Vaccinations and Other Preventive Care Measures Stressed in New IBD Guideline

Vaccinations and Other Preventive Care Measures Stressed in New IBD Guideline

The importance of preventive care to people with inflammatory bowel disease (IBD) is stressed in a new guideline by the American College of Gastroenterology (ACG), with specific recommendations of measures IBD patients should take to stay healthy.

The guideline, “ACG Clinical Guideline: Preventive Care in Inflammatory Bowel Disease,” was recently published in the American Journal of Gastroenterology.

Recommendations cover vaccinations, quitting smoking, screening for two particularly relevant types of cancer (cervical and skin cancer), osteoporosis, depression, and anxiety.

The guideline’s development was led by Francis A. Farraye, MD, MSc, FACG, a professor of medicine at the Boston University School of Medicine. Farraye and colleagues outlined preventive care required by IBD patients and also recommend that a multidisciplinary team of gastroenterologists, primary care providers and other specialists work to deliver it.

Vaccinations were emphasized, particularly for IBD patients on immunosuppressive therapies, due to the increased risk for infections these therapies pose.

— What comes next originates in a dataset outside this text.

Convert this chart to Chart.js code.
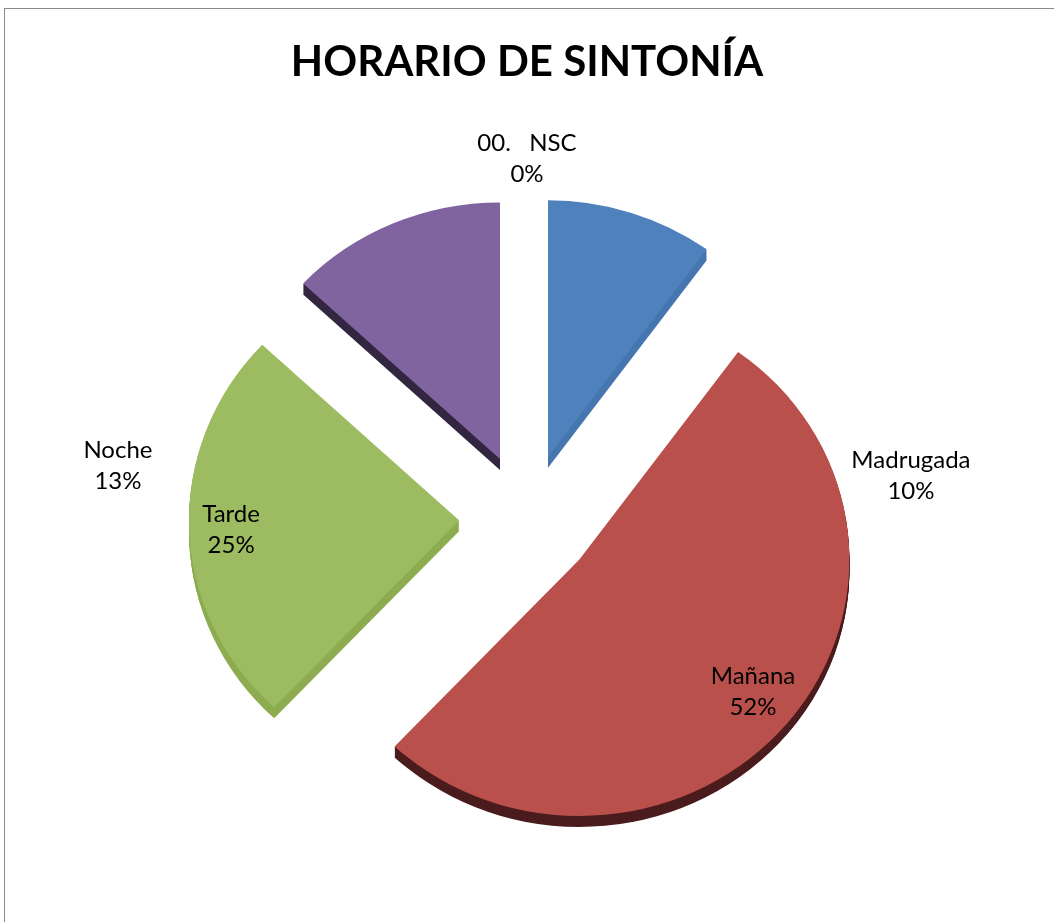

“Combinations of an immunomodulator and biologic agent are being used more frequently and earlier in subsets of patients with ulcerative colitis and Crohn’s disease who present with or have signs and symptoms of an aggressive course,” Farraye said in a news release.

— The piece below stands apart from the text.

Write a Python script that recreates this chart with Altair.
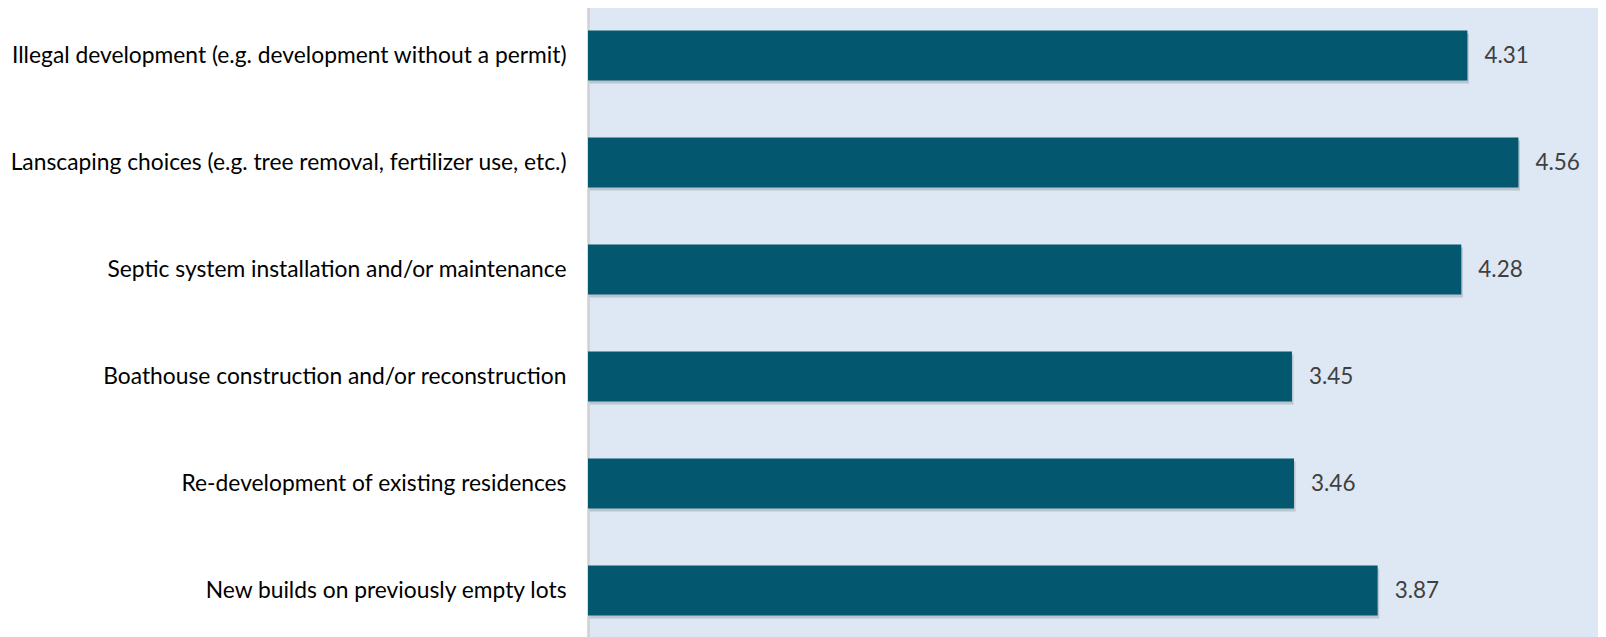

“Patients on steroids, immunomodulators or biologics are at an increased risk of developing infectious complications including infections with opportunistic organisms,” she said. “Vaccinations may lower the risk of infections with some of these organisms but vaccination rates in IBD patients remain too low.”

The authors recommend that vaccination schedules be age-appropriate, except if patients are receiving or initiating treatment with immunosuppressants.

“Ideally vaccinations should be administered prior to starting immunosuppressive therapy, as vaccine efficacy is higher in the non-immunosuppressed IBD patient,” Farraye said.

All adult IBD patients are advised to receive non-live vaccines, including “trivalent inactivated influenza vaccine, pneumococcal vaccination (PCV13 and PPSV23), hepatitis A, hepatitis B, Haemophilus influenza B, human papilloma virus (HBV), tetanus, and pertussis.” Exceptions are made for certain live vaccines, like the herpes zoster, for patients on low-level immunosuppression.

Patients are strongly encouraged to stop smoking, as well as to be screened for depression and anxiety, osteoporosis, and certain non-gastrointestinal cancers.

Specifically, women with IBD on immunosuppressants should be screened for cervical cancer on an annual basis, and all patients should be screened for melanoma (skin cancer) regardless of whether they are on biologic therapy or not.

Depression and anxiety were mentioned as they can impact outcomes, and are more common in IBD patients than in the general public.

Anxiety was found to affect 19 percent of patients (compared to 9.6 percent of public) and depression 21.2 percent (compared to 13.4), according to a review cited in the guideline.

Regarding smoking, the authors highlighted data linking the habit to the development and progression of Crohn’s.

Finally, Farraye noted that gastroenterologists are often the only clinician an IBD patient sees on a regular basis, and it is critical for them to have a proactive role in their patients’ healthcare needs.

Farraye’s team developed the guideline by reviewing the latest literature and assessing the strength of their recommendations using the Grading of Recommendations Assessment, Development and Evaluation (GRADE) system, an approach to making judgments about quality of evidence and strength of recommendations.